My question: Is this possible?
Yes, it's possible, whether or not the fiend and the god/goddess get along. There is no RAW prohibition from the multiclass, no matter how awkward it looks.
From a purely RAW standpoint, I don't think that Warlocks can lose their powers, but would his good deity even bother with someone who sold their soul to a devil?
This depends on how the DM plays out the deity's and the fiend's role. Points to raise as you two flesh this out (a collaborative effort between you and the DM):
- How much of a role does redemption play, a deity accepting a lost/troubled soul (bound to a devil) into the fold? The Sword Coast Adevnturer's guide supplement for D&D 5e has some material on FR deities; Baervan gets one sentence of treatment (p. 115) and Chauntea gets a few paragraphs( p. 27). For more detail, you could back up this guidance for Chauntea or Baervan with previously published material and make your case to the DM for why, or why not, either deity fits. Deities thrive on having followers.
Playing an internally conflicted character is rich with role playing possibility. Trying to serve the good, still dealing with evil ... that's a standard story IRL, and an element of stories from many different cultures. This would allow the link with the Pit Fiend to remain -- but there's always a price to be paid! (This could provide DM some fun, occasionally at your expense! :) )
And would that pit fiend continue fueling their powers?
Why not? Here's a point of view that the Pit Fiend could take:
"I've got my hooks into this gnome, I won't let him go. So he wants to get in with that goddess/god? Good! I can use him to cause trouble for (chosen deity), and then enjoy his suffering as he realizes that it's his fault -- due to his hunger for the power only I can give him. Muahahahahaahaa!"

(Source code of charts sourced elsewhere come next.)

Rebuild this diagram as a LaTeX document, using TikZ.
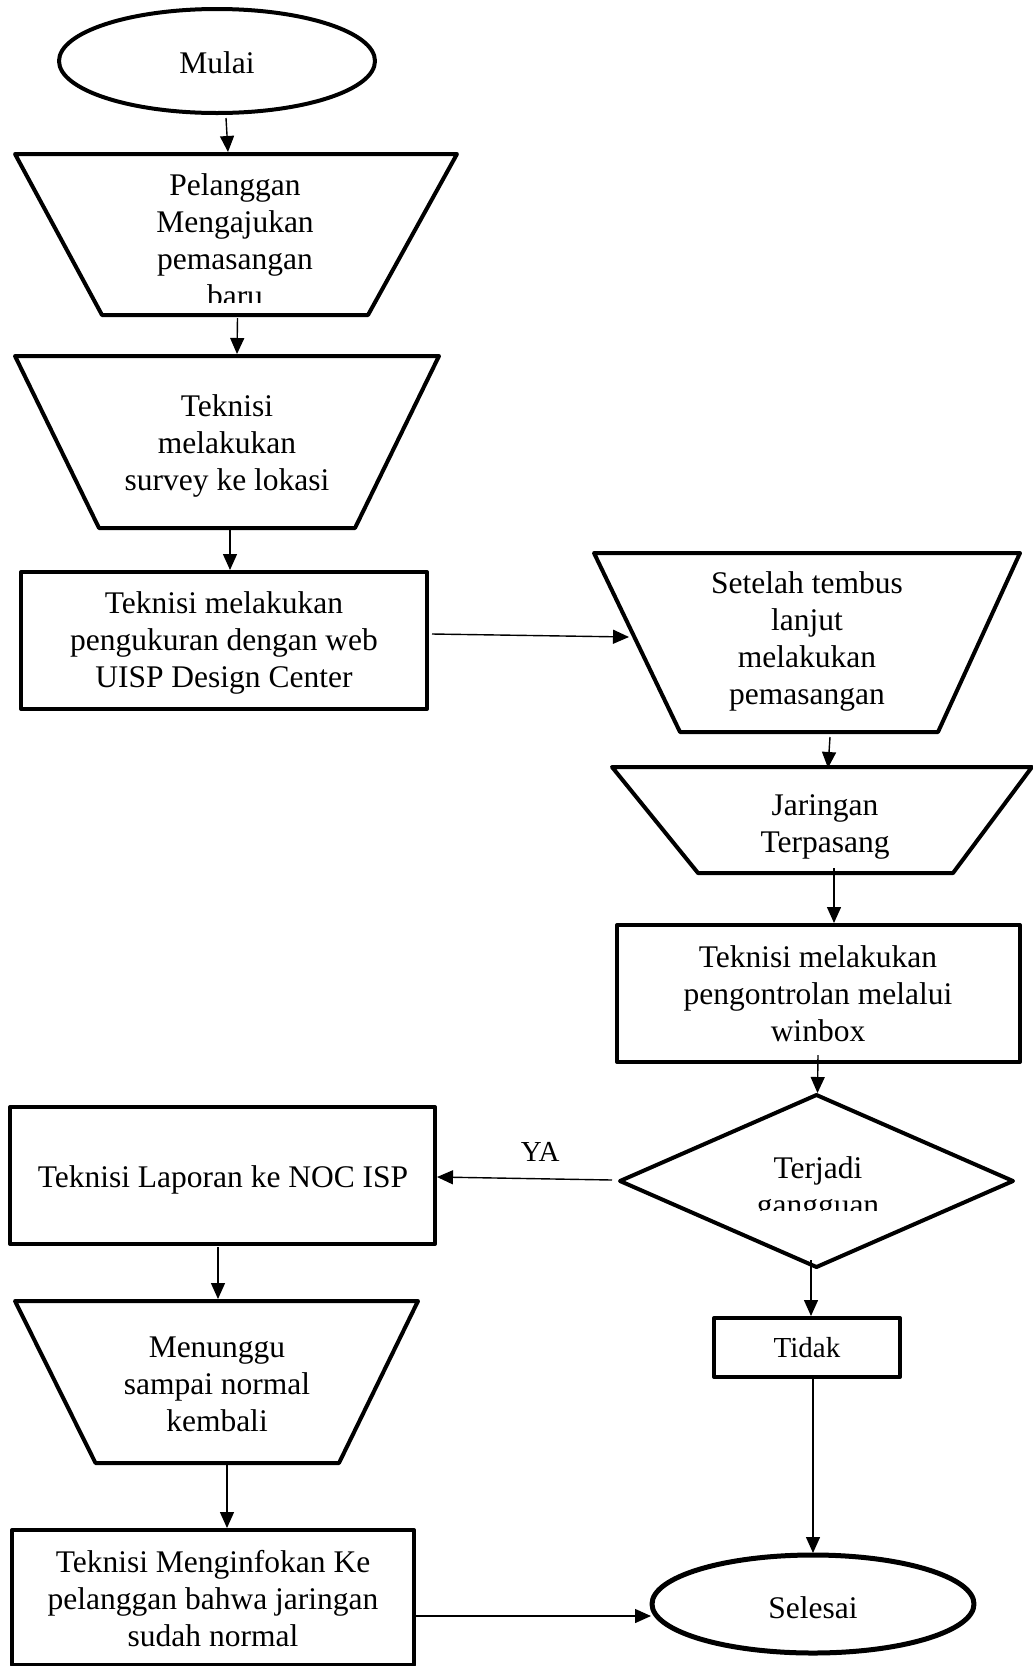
\documentclass[tikz,border=0pt]{standalone}
\usepackage{fontspec}
\setmainfont{Liberation Serif}
\usetikzlibrary{shapes.geometric,arrows.meta}
\newcommand\flowfont{\fontsize{31.5}{37}\selectfont}
\newcommand\smallflowfont{\fontsize{29}{37}\selectfont}
% outline of a manual-operation box: node name, left inset, right inset of the bottom side
\newcommand\manualoutline[3]{%
  \draw[shapeline] (#1.north west) -- (#1.north east)
    -- ([xshift=-#3pt]#1.south east) -- ([xshift=#2pt]#1.south west) -- cycle;}

\begin{document}
\begin{tikzpicture}[x=1pt,y=-1pt,
  shapeline/.style={draw=black, line width=4pt, line join=round, inner sep=0pt, outer sep=0pt},
  terminal/.style={shapeline, ellipse},
  procbox/.style={shapeline, rectangle},
  manualop/.style={rectangle, inner sep=0pt, outer sep=0pt},
  decision/.style={shapeline, diamond},
  txt/.style={align=center, inner sep=0pt, anchor=north, font=\flowfont},
  flow/.style={line width=1.4pt, -{Triangle[length=16pt,width=14pt]}},
]
\useasboundingbox (0,0) rectangle (1033,1666);
\fill[white] (0,0) rectangle (1033,1666);

% ---------- shapes ----------
\node[terminal, minimum width=316pt, minimum height=104pt] (mulai) at (217,61) {};
\node[manualop, minimum width=442pt, minimum height=161pt] (t1) at (236,234.5) {};
\manualoutline{t1}{87}{89}
\node[manualop, minimum width=424pt, minimum height=172pt] (t2) at (227,442) {};
\manualoutline{t2}{84}{84}
\node[procbox, minimum width=406pt, minimum height=137pt] (r3) at (224,640.5) {};
\node[manualop, minimum width=426pt, minimum height=179pt] (t3) at (807,642.5) {};
\manualoutline{t3}{86}{82}
\node[manualop, minimum width=420pt, minimum height=106pt] (t4) at (822,820) {};
\manualoutline{t4}{86}{79}
\node[procbox, minimum width=403pt, minimum height=137pt] (r4) at (818.5,993.5) {};
\node[decision, minimum width=393pt, minimum height=172pt] (dia) at (816.5,1181) {};
\node[procbox, minimum width=425pt, minimum height=137pt] (noc) at (222.5,1175.5) {};
\node[procbox, minimum width=186pt, minimum height=59pt] (tidak) at (807,1347.5) {};
\node[manualop, minimum width=403pt, minimum height=162pt] (t5) at (216.5,1382) {};
\manualoutline{t5}{80.5}{79}
\node[procbox, minimum width=402pt, minimum height=135pt] (r5) at (213,1597.5) {};
\node[terminal, line width=5pt, minimum width=322pt, minimum height=98pt] (selesai) at (813,1604) {};

% ---------- texts ----------
\node[txt] (mulai-txt) at (217,47.1) {\strut Mulai};
\begin{scope}
  \clip (0,150) rectangle (1033,302);
  \node[txt] (t1-txt) at (235,169.1) {\strut Pelanggan\\Mengajukan\\pemasangan\\baru};
\end{scope}
\node[txt] (t2-txt) at (227,390.1) {\strut Teknisi\\melakukan\\survey ke lokasi};
\node[txt] (r3-txt) at (224,587.1) {\strut Teknisi melakukan\\pengukuran dengan web\\UISP Design Center};
\node[txt] (t3-txt) at (807,567.1) {\strut Setelah tembus\\lanjut\\melakukan\\pemasangan};
\node[txt] (t4-txt) at (825,789.1) {\strut Jaringan\\Terpasang};
\node[txt] (r4-txt) at (818,941.1) {\strut Teknisi melakukan\\pengontrolan melalui\\winbox};
\begin{scope}
  \clip (600,1100) rectangle (1033,1210);
  \node[txt] (dia-txt) at (818,1152.1) {\strut Terjadi\\gangguan};
\end{scope}
\node[txt] (noc-txt) at (223,1161.1) {\strut Teknisi Laporan ke NOC ISP};
\node[txt, font=\smallflowfont] (tidak-txt) at (807,1331.1) {\strut Tidak};
\node[txt] (t5-txt) at (217,1331.1) {\strut Menunggu\\sampai normal\\kembali};
\node[txt] (r5-txt) at (213,1546.1) {\strut Teknisi Menginfokan Ke\\pelanggan bahwa jaringan\\sudah normal};
\node[txt] (selesai-txt) at (813,1592.1) {\strut Selesai};

% ---------- connectors ----------
\draw[flow] ([shift={(9,5)}]mulai.south) -- ([shift={(-8,-2)}]t1.north);
\draw[flow] ([shift={(1.5,3)}]t1.south) -- ([shift={(10,-2)}]t2.north);
\draw[flow] ([shift={(3,1)}]t2.south) -- ([shift={(6,-2)}]r3.north);
\draw[flow] ([shift={(5,-6.5)}]r3.east) -- ([shift={(-178,-5.5)}]t3.center);
\draw[flow] ([shift={(23,5)}]t3.south) -- ([shift={(6,1)}]t4.north);
\draw[flow] ([shift={(12,-5)}]t4.south) -- ([shift={(15.5,-2)}]r4.north);
\draw[flow] ([shift={(-0.5,-7)}]r4.south) -- ([shift={(1,-2)}]dia.north);
\draw[flow] ([shift={(-8,-1)}]dia.west) -- node[pos=0.41, above=17pt, inner sep=0pt, font=\smallflowfont] (ya) {YA} ([shift={(2,1.5)}]noc.east);
\draw[flow] ([shift={(-5.5,-7)}]dia.south) -- ([shift={(4,-2)}]tidak.north);
\draw[flow] ([shift={(6,1)}]tidak.south) -- ([shift={(0,-2)}]selesai.north);
\draw[flow] ([shift={(-4.5,3)}]noc.south) -- ([shift={(1.5,-2)}]t5.north);
\draw[flow] ([shift={(10.5,1)}]t5.south) -- ([shift={(14,-2)}]r5.north);
\draw[flow] ([shift={(2,18.5)}]r5.east) -- ([shift={(-1,12)}]selesai.west);
\end{tikzpicture}
\end{document}
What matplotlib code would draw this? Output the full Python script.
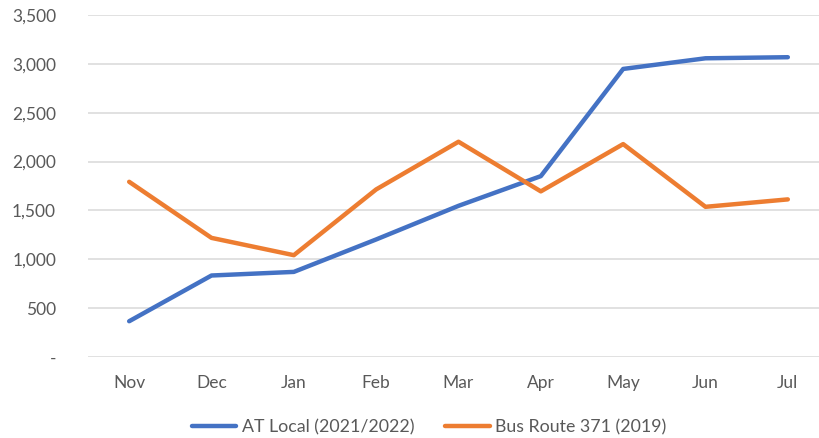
import matplotlib
matplotlib.use("Agg")
import matplotlib.pyplot as plt
from matplotlib.ticker import FuncFormatter

months = ["Nov", "Dec", "Jan", "Feb", "Mar", "Apr", "May", "Jun", "Jul"]
at_local = [366, 834, 871, 1203, 1547, 1851, 2948, 3057, 3068]
bus_371 = [1793, 1219, 1042, 1715, 2203, 1695, 2179, 1537, 1613]
y_ticks = [0, 500, 1000, 1500, 2000, 2500, 3000, 3500]

plt.rcParams["font.family"] = ["Lato", "DejaVu Sans"]

W, H = 820, 438
fig = plt.figure(figsize=(W / 100, H / 100), dpi=100)
# axes in pixel coords: left 88, right 829 (runs off the image edge), top 15, bottom 357
ax = fig.add_axes([88 / W, 1 - 357 / H, (829 - 88) / W, (357 - 15) / H])

x = list(range(len(months)))
ax.plot(x, at_local, color="#4472C4", lw=3.2, solid_capstyle="round", label="AT Local (2021/2022)")
ax.plot(x, bus_371, color="#ED7D31", lw=3.2, solid_capstyle="round", label="Bus Route 371 (2019)")

ax.set_xlim(-0.5, len(months) - 0.5)
ax.set_ylim(0, 3500)
ax.set_yticks(y_ticks)
ax.yaxis.set_major_formatter(FuncFormatter(lambda v, p: "-" if v == 0 else f"{int(v):,}"))
ax.set_xticks(x)
ax.set_xticklabels(months)
ax.grid(axis="y", color="#d9d9d9", lw=1.1)
ax.set_axisbelow(True)
for s in ax.spines.values():
    s.set_visible(False)
ax.tick_params(length=0, colors="#595959", labelsize=12.5)
ax.tick_params(axis="x", pad=13)
ax.tick_params(axis="y", pad=23)

fig.legend(loc="center", bbox_to_anchor=(429 / W, 1 - 427 / H), ncol=2, frameon=False,
           fontsize=12.8, labelcolor="#595959", handlelength=2.5, handletextpad=0.3,
           columnspacing=1.75)

plt.savefig("out.png", dpi=100)
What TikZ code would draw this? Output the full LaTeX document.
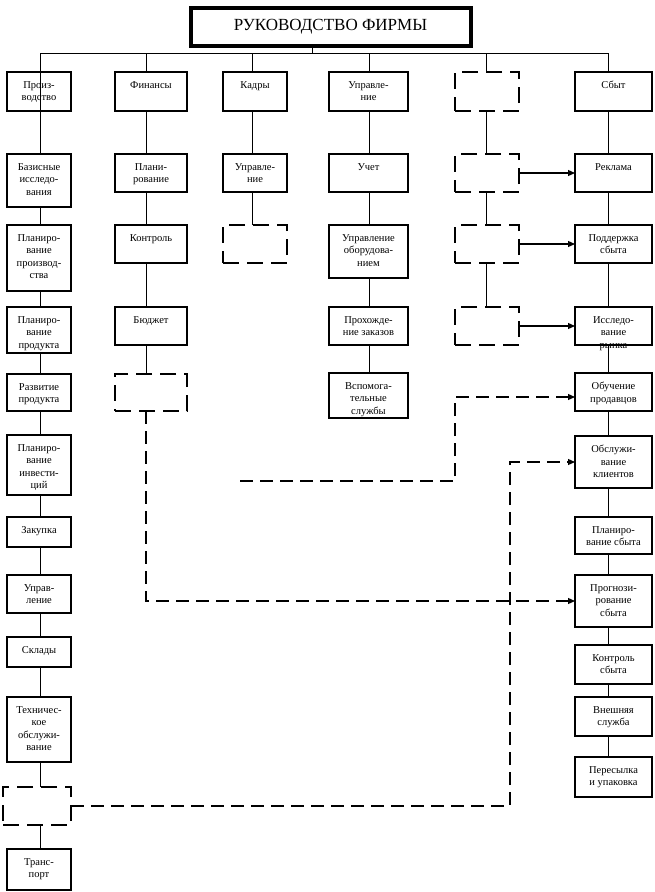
\documentclass[tikz,border=0pt]{standalone}
\usepackage{fontspec}
\setmainfont{Liberation Serif}
\usetikzlibrary{arrows.meta,backgrounds}

\begin{document}
\begin{tikzpicture}[x=1pt,y=-1pt,
  unit/.style={draw, line width=1.9pt, fill=white, anchor=north west, inner sep=0pt, outer sep=0pt},
  blank/.style={unit, line width=2.1pt, dash pattern=on 16pt off 8pt},
  lbl/.style={anchor=north, align=center, inner sep=0pt, yshift=-9pt, font=\fontsize{10.5}{12.5}\selectfont},
  wire/.style={line width=0.8pt},
  feed/.style={line width=1.2pt, -{Triangle[length=7pt,width=6pt]}},
  link/.style={feed, dash pattern=on 13pt off 7pt}]
\useasboundingbox (0,0) rectangle (654,892);
% head of the firm
\node[draw, line width=4pt, minimum width=280pt, minimum height=38pt, inner sep=0pt, anchor=north west, font=\fontsize{17}{20}\selectfont] (head) at (188.5,5.5) {РУКОВОДСТВО ФИРМЫ};
\coordinate (top) at (312,53);
\coordinate (c1) at (40,53);
\coordinate (c2) at (146,53);
\coordinate (c3) at (252,53);
\coordinate (c4) at (369,53);
\coordinate (c5) at (486,53);
\coordinate (c6) at (608,53);
\draw[wire] (top |- head.south) -- (top);
\draw[wire] (c1) -- (c6);
% production
\node[unit, fill=none, minimum width=64pt, minimum height=39pt, label={[lbl]north:{Произ-\\водство}}] (prod) at (7,72) {};
\node[unit, minimum width=64pt, minimum height=53pt, label={[lbl]north:{Базисные\\исследо-\\вания}}] (basic) at (7,154) {};
\node[unit, minimum width=64pt, minimum height=66pt, label={[lbl]north:{Планиро-\\вание\\производ-\\ства}}] (pplan) at (7,225) {};
\node[unit, minimum width=64pt, minimum height=46pt, label={[lbl]north:{Планиро-\\вание\\продукта}}] (prplan) at (7,307) {};
\node[unit, minimum width=64pt, minimum height=37pt, label={[lbl]north:{Развитие\\продукта}}] (devel) at (7,374) {};
\node[unit, minimum width=64pt, minimum height=60pt, label={[lbl]north:{Планиро-\\вание\\инвести-\\ций}}] (invest) at (7,435) {};
\node[unit, minimum width=64pt, minimum height=30pt, label={[lbl]north:{Закупка}}] (buy) at (7,517) {};
\node[unit, minimum width=64pt, minimum height=38pt, label={[lbl]north:{Управ-\\ление}}] (pmgmt) at (7,575) {};
\node[unit, minimum width=64pt, minimum height=30pt, label={[lbl]north:{Склады}}] (store) at (7,637) {};
\node[unit, minimum width=64pt, minimum height=65pt, label={[lbl]north:{Техничес-\\кое\\обслужи-\\вание}}] (tech) at (7,697) {};
\node[blank, minimum width=68pt, minimum height=38pt] (pd) at (3,787) {};
\node[unit, minimum width=64pt, minimum height=41pt, label={[lbl]north:{Транс-\\порт}}] (trans) at (7,849) {};
% finance
\node[unit, minimum width=72pt, minimum height=39pt, label={[lbl]north:{Финансы}}] (fin) at (115,72) {};
\node[unit, minimum width=72pt, minimum height=38pt, label={[lbl]north:{Плани-\\рование}}] (fplan) at (115,154) {};
\node[unit, minimum width=72pt, minimum height=38pt, label={[lbl]north:{Контроль}}] (fctrl) at (115,225) {};
\node[unit, minimum width=72pt, minimum height=38pt, label={[lbl]north:{Бюджет}}] (budget) at (115,307) {};
\node[blank, minimum width=72pt, minimum height=37pt] (bd) at (115,374) {};
% staff
\node[unit, minimum width=64pt, minimum height=39pt, label={[lbl]north:{Кадры}}] (staff) at (223,72) {};
\node[unit, minimum width=64pt, minimum height=38pt, label={[lbl]north:{Управле-\\ние}}] (smgmt) at (223,154) {};
\node[blank, minimum width=64pt, minimum height=38pt] (sd) at (223,225) {};
% management
\node[unit, minimum width=79pt, minimum height=39pt, label={[lbl]north:{Управле-\\ние}}] (ctl) at (329,72) {};
\node[unit, minimum width=79pt, minimum height=38pt, label={[lbl]north:{Учет}}] (acc) at (329,154) {};
\node[unit, minimum width=79pt, minimum height=53pt, label={[lbl]north:{Управление\\оборудова-\\нием}}] (equip) at (329,225) {};
\node[unit, minimum width=79pt, minimum height=38pt, label={[lbl]north:{Прохожде-\\ние заказов}}] (orders) at (329,307) {};
\node[unit, minimum width=79pt, minimum height=45pt, label={[lbl]north:{Вспомога-\\тельные\\службы}}] (aux) at (329,373) {};
% empty column
\node[blank, minimum width=64pt, minimum height=39pt] (d1) at (455,72) {};
\node[blank, minimum width=64pt, minimum height=38pt] (d2) at (455,154) {};
\node[blank, minimum width=64pt, minimum height=38pt] (d3) at (455,225) {};
\node[blank, minimum width=64pt, minimum height=38pt] (d4) at (455,307) {};
% sales
\node[unit, minimum width=77pt, minimum height=39pt, label={[lbl]north:{Сбыт}}] (sales) at (575,72) {};
\node[unit, minimum width=77pt, minimum height=38pt, label={[lbl]north:{Реклама}}] (ad) at (575,154) {};
\node[unit, minimum width=77pt, minimum height=38pt, label={[lbl]north:{Поддержка\\сбыта}}] (supp) at (575,225) {};
\node[unit, minimum width=77pt, minimum height=38pt, label={[lbl]north:{Исследо-\\вание\\рынка}}] (res) at (575,307) {};
\node[unit, minimum width=77pt, minimum height=38pt, label={[lbl]north:{Обучение\\продавцов}}] (train) at (575,373) {};
\node[unit, minimum width=77pt, minimum height=52pt, label={[lbl]north:{Обслужи-\\вание\\клиентов}}] (serv) at (575,436) {};
\node[unit, minimum width=77pt, minimum height=37pt, label={[lbl]north:{Планиро-\\вание сбыта}}] (splan) at (575,517) {};
\node[unit, minimum width=77pt, minimum height=52pt, label={[lbl]north:{Прогнози-\\рование\\сбыта}}] (fcst) at (575,575) {};
\node[unit, minimum width=77pt, minimum height=39pt, label={[lbl]north:{Контроль\\сбыта}}] (sctrl) at (575,645) {};
\node[unit, minimum width=77pt, minimum height=39pt, label={[lbl]north:{Внешняя\\служба}}] (ext) at (575,697) {};
\node[unit, minimum width=77pt, minimum height=40pt, label={[lbl]north:{Пересылка\\и упаковка}}] (ship) at (575,757) {};
% column lines behind the boxes
\begin{scope}[on background layer]
\draw[wire] (c1) -- (c1 |- trans.north);
\draw[wire] (c2) -- (c2 |- bd.north);
\draw[wire] (c3) -- (c3 |- sd.north);
\draw[wire] (c4) -- (c4 |- aux.north);
\draw[wire] (c5) -- (c5 |- d4.north);
\draw[wire] (c6) -- (c6 |- ship.north);
\end{scope}
\draw[feed] (d2.east) -- (ad.west);
\draw[feed] (d3.east) -- (supp.west);
\draw[feed] (d4.east) -- (res.west);
% dashed links
\coordinate (tail) at (240,481);
\coordinate (t1) at ([yshift=-5pt]train.west);
\coordinate (j3) at (510,0);
\draw[link] (tail) -| (d4.west |- t1) -- (t1);
\draw[link] (c2 |- bd.south) |- (fcst.west);
\draw[link] (pd.east) -| (j3 |- serv.west) -- (serv.west);
\end{tikzpicture}
\end{document}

"I don't like (deity), but we both have (unrelated) unfinished business with that #@!^%$ Orcus, and this gnome will serve nicely as a proxy. In the end, I profit! Muahahahaahaa!"
You and the DM should be able to work out a deal, and some tension, that fits the campaign.
One last point to address as you work with your DM on this multiclass:
How important is alignment in this campaign?
Alignment in 5e is a bit different than in previous editions. It is more like an ideal for the character, and a matter of how the player should behave. How well the player character lives up to it, and what the rewards/penalties are, lay in the realm of DM's discretion.
With that in mind, and the two deities to choose from: Chauntea's clerics appear to require a serious commitment, and a decision on being a Pastoral or a True Shaper (the latter looks like a better fit for an adventurer), while Baervan's yoke looks like it is lighter to bear for an adventuring cleric.
Could the pit fiend and the god/goddess get along?
That would require a serious threat that both of them want to counter, something opposed to them both for different reasons ... so that you would be serving both of their interests (roughly) at the same time. Some existential threat to the world itself ... that too lies in the realm of how your DM is running and shaping the campaign.